Lenard is remembered today as a strong German nationalist who despised English physics, which he considered as having stolen their ideas from Germany. He joined the National Socialist Party before it became politically necessary or popular to do so. During the Nazi regime, he was the outspoken proponent of the idea that Germany should rely on "Deutsche Physik" and ignore what he considered the fallacious and deliberately misleading ideas of "Jewish physics", by which he meant chiefly the theories of Albert Einstein, including "the Jewish fraud" of relativity. An advisor to Adolf Hitler, Lenard became Chief of Aryan physics under the Nazis.
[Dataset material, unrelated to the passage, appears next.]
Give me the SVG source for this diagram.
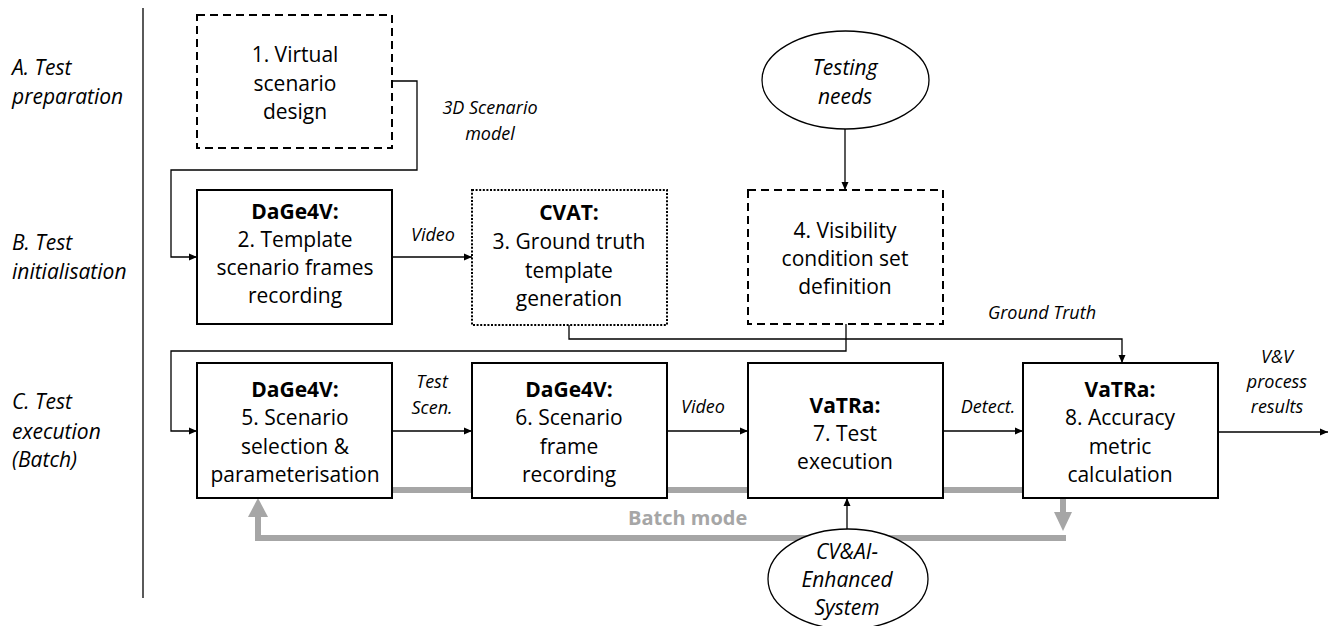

Some measure of Lenard's views on certain scientists may be deduced through examination of Lenard's book, 'Great Men in science, a History of scientific progress', first published in 1933. The book was translated into English by Dr H Stafford Hatfield with an introduction by the famous scientist Dr E.N. Da C Andrade of University College London and was widely read in schools and universities after the Second World War. The individual scientists selected for inclusion by Lenard do not include Einstein or Curie and Andrade noted that 'A strong individuality like that of the writer of this book is bound to assert strongly individual judgements'. The publisher included what now appears to be an equally remarkable note on page xix of the 1954 english edition: "While Professor Lenard's studies of the men of science who preceded him showed not only profound knowledge but also admirable balance, when it came to men of his own time he was apt to let his own strong views on contemporary matters sway his judgement. In his lifetime he would not consent to certain modifications that were proposed in the last study of the series".

Lenard retired from Heidelberg University as professor of theoretical physics in 1931. He achieved emeritus status there, but he was expelled from his post by Allied occupation forces in 1945 when he was 83. He died in 1947 in Messelhausen.